Temba Bavuma‘s maiden Test century stole the show on a special day at Newlands on Tuesday.
Bavuma was 102* when captain Hashim Amla somewhat surprisingly declared the South African innings on 627/7 – two runs short of England’s first innings total of 629/6.
It was a scenario that seemed highly unlikely when England declared at 14:22 on Sunday.
England were made to bat for just under half an hour before the close, and they will go into Wednesday’s final day on 16/0 – 18 runs ahead.
Hashim Amla’s defiant double century – the fourth of his Test career – set the tone and was undoubtedly the spine of the Proteas recovery, but by the end of the day Bavuma had stolen the headlines.
The 25-year-old had hit 11 boundaries by the time he got to his half century off 52 balls, and while his scoring rate slowed down substantially after tea, the magic that was to follow made it all worth the wait.

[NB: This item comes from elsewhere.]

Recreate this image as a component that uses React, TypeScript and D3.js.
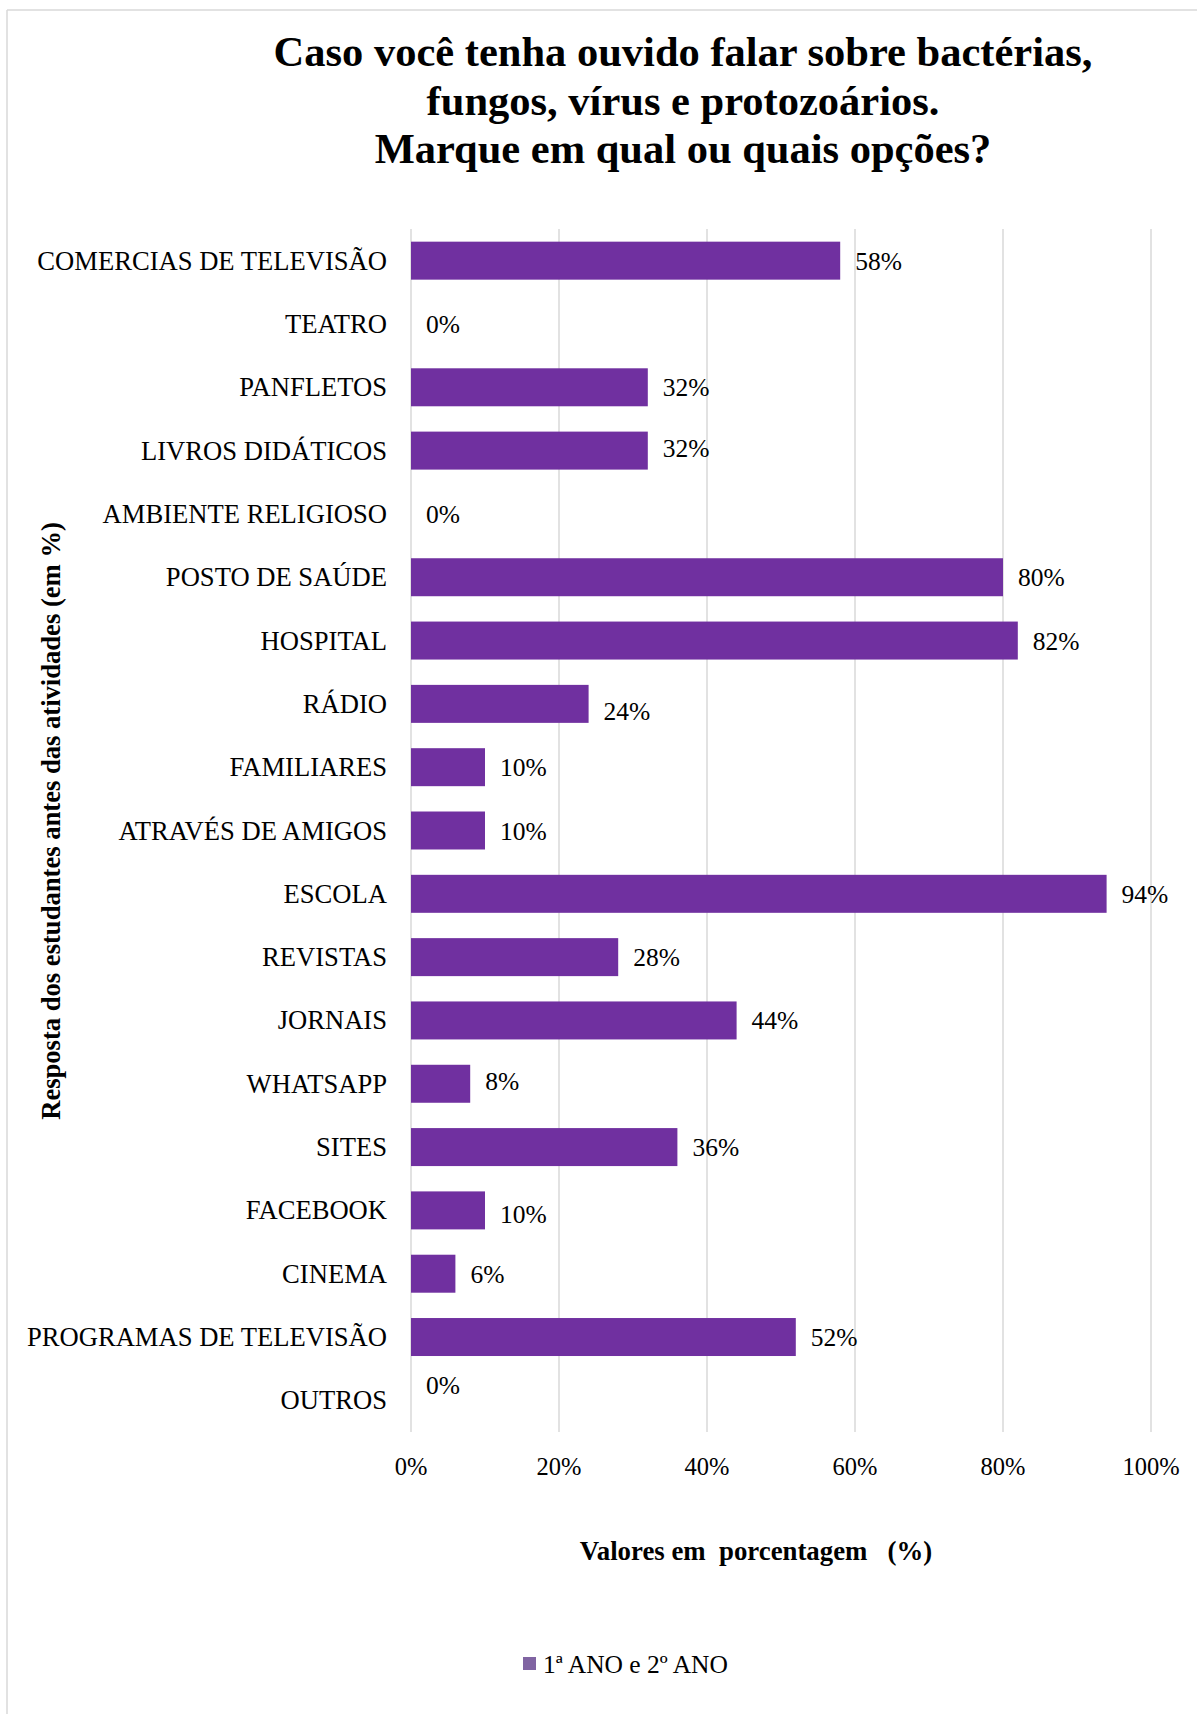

In the 210th over Bavuma, on 96, edged Finn past first slip. The race was on – Moeen Ali at third man scampering around to stop the boundary.
Much to the delight of every South African in the ground, the ball won the race and Bavuma had three figures in a moment that was as special as they come.
A fist pump towards the dressing room followed, and Bavuma had made history by becoming the first black South African to score a century for the Proteas.
England felt that they were right back in the driver’s seat just after lunch, when a lethal new ball spell had seen James Anderson and Stuart Broad take three Proteas wickets for just five runs.
With Chris Morris and Bavuma both at the wicket on 0, South Africa were still 180 runs behind at that stage and England would have backed themselves to get one more and expose the lower order.
But either side of that period of wicket-taking frenzy, the day belonged firmly to the home side.
Amla and Du Plessis had batted through the entire first session before they were removed – Amla eventually perishing for 201 while Du Plessis fell five balls later for 86.
Quinton de Kock (5) did not last – out pulling a short ball ball from Broad straight to Anderson at square leg.
What followed, though, was entertainment of the highest order and a partnership that rescued this Test match for South Africa.
Bavuma and Morris raced to their 50 partnership in 48 balls.
Morris, meanwhile, got to his 50 on Test debut off 86 balls.
England had their chances.
Amla benefited from poor catching on 76, 120, 197 and 210 while Bavuma and Morris were also given a dose of good fortune in the final session.
Bavuma was dropped by wicketkeeper Jonny Bairstow when he was on 77, while Morris was put down by Joe Root at slip when he was on 58.
Morris was dismissed for 69, driving a fullish delivery from Steven Finn to Root at cover, and that brought the curtain down on a remarkable seventh-wicket partnership of 166 of 242.
When the declaration came, the stadium was still buzzing after Bavuma’s hundred, and few would have been expecting it.
With 13 wickets having fallen in four days of cricket, any result other than a draw seems unlikely.